Said the nice girl who's not anything like a gone girl: "It'll be the best father-daughter date ever."

Excerpt: 'Dark Places'

I pushed a foot out from under my sheets, but couldn't bring myself to connect it to the floor. I am, I guess, depressed. I guess I've been depressed for about twenty-four years. I can feel a better version of me somewhere in there - hidden behind a liver or attached to a bit of spleen within my stunted, childish body - a Libby that's telling me to get up, do something, grow up, move on. But the meanness usually wins out. My brother slaughtered my family when I was seven. My mom, two sisters, gone: bang bang, chop chop, choke choke. I didn't really have to do anything after that, nothing was expected.

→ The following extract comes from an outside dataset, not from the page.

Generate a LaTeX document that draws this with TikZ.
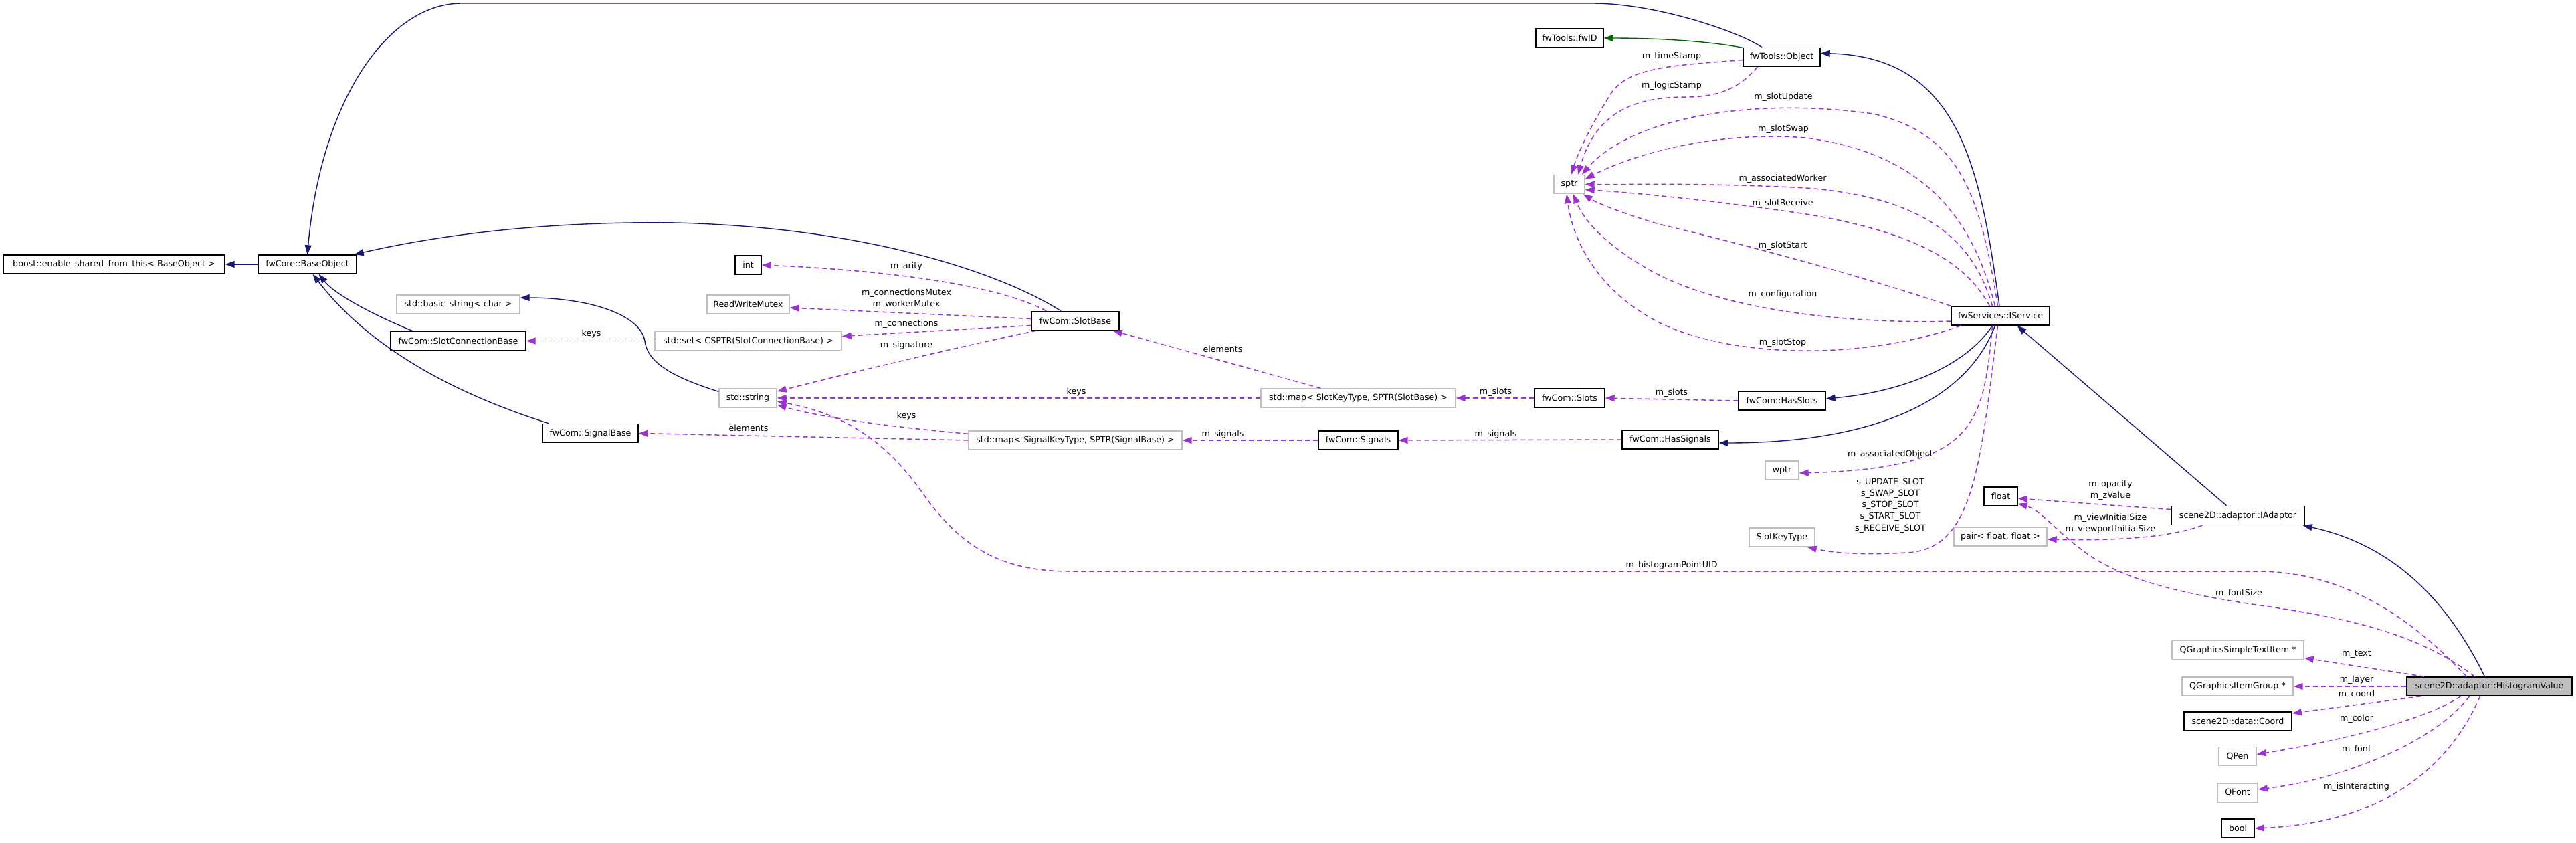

I inherited $321,374 when I turned eighteen, the result of all those well-wishers who'd read about my sad story, do-gooders whose hearts had gone out to me. Whenever I hear that phrase and I hear it a lot, I picture juicy doodle-hearts, complete with bird-wings, flapping toward one of my many crap-ass childhood homes, my little-girl self at the window, waving and grabbing each bright heart, green cash sprinkling down on me, thanks, thanks a ton! When I was still a kid, the donations were placed in a conservatively managed bank account, which, back in the day, saw a jump about every three-four years, when some magazine or news station ran an update on me. Little Libby's Brand New Day: The Lone Survivor of the Prairie Massacre Turns a Bittersweet 10. (Me in scruffy pigtails on the possum-pissed lawn outside my Aunt Diane's trailer. Diane's thick tree-calves, exposed by a rare skirt, planted in the yellow grass behind me.) Brave Baby Day's Sweet 16! (Me, still miniature, my face aglow with birthday candles, my shirt too tight over breasts that had gone D-cup that year, comic book sized on my tiny frame, ridiculous, porny.)

I'd lived off that cash for more than thirteen years, but it was almost gone.